- _Exercise requirements_: Pictures excluded, return the lines below from the first through the line holding "import plotly.graph_objects as go".

- _Available data_:
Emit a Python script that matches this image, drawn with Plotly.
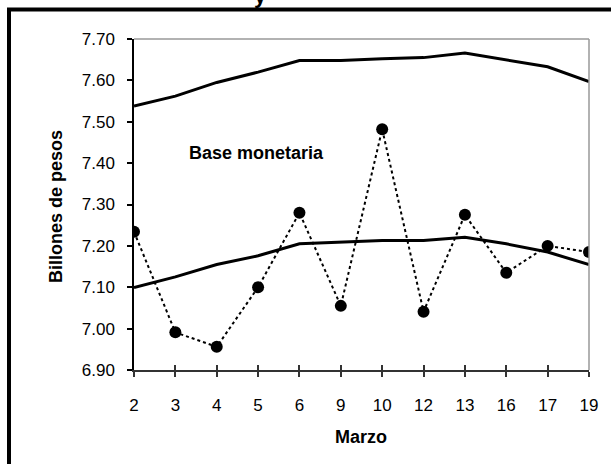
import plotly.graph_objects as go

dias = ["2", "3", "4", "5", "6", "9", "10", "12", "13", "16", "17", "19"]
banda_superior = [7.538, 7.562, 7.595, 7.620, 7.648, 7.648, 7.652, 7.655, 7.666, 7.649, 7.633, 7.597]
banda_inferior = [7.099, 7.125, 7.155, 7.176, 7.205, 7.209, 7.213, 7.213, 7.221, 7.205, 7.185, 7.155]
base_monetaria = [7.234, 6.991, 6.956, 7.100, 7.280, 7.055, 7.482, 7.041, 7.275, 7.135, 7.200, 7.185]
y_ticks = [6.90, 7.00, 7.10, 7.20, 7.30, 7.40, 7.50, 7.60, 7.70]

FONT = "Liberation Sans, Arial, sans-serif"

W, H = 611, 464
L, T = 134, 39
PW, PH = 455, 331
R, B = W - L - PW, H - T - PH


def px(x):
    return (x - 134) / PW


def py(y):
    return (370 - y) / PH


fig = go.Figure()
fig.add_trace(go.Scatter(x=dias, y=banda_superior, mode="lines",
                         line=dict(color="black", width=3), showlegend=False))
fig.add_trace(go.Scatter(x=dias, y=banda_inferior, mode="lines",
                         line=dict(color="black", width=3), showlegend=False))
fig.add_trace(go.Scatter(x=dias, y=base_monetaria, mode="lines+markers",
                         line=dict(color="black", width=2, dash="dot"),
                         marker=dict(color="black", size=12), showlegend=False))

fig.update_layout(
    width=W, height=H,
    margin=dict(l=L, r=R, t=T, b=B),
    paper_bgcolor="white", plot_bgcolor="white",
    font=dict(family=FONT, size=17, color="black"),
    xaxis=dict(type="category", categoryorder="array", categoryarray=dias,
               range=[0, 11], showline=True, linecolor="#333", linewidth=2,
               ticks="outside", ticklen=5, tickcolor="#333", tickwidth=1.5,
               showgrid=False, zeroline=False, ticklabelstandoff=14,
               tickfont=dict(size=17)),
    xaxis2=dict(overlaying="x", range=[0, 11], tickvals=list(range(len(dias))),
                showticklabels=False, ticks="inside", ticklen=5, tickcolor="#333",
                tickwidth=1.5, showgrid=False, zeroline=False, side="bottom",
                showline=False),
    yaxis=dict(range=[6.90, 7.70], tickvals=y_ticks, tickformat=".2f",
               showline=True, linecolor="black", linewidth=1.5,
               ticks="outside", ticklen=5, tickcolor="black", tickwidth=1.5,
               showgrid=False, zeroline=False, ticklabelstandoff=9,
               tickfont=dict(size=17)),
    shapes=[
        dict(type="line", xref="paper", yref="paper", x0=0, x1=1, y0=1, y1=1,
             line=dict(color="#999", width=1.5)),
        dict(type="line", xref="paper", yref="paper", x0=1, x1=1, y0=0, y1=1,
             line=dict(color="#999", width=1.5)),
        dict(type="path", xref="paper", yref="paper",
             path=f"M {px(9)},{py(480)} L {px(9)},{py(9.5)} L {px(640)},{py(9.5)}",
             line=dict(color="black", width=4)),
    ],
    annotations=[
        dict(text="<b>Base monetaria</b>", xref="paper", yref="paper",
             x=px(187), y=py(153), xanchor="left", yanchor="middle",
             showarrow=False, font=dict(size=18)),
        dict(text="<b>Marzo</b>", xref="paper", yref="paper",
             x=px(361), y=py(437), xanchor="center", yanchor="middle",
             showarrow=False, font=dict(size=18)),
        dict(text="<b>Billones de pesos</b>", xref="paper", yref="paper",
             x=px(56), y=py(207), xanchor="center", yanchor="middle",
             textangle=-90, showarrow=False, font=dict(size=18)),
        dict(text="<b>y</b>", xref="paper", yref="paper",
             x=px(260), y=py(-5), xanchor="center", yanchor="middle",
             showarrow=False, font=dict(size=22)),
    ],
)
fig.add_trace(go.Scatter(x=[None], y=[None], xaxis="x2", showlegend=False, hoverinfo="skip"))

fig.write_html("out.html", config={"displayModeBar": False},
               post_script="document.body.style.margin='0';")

- _Output for this task_:
Emit a Python script that matches this image, drawn with Plotly.
import plotly.graph_objects as go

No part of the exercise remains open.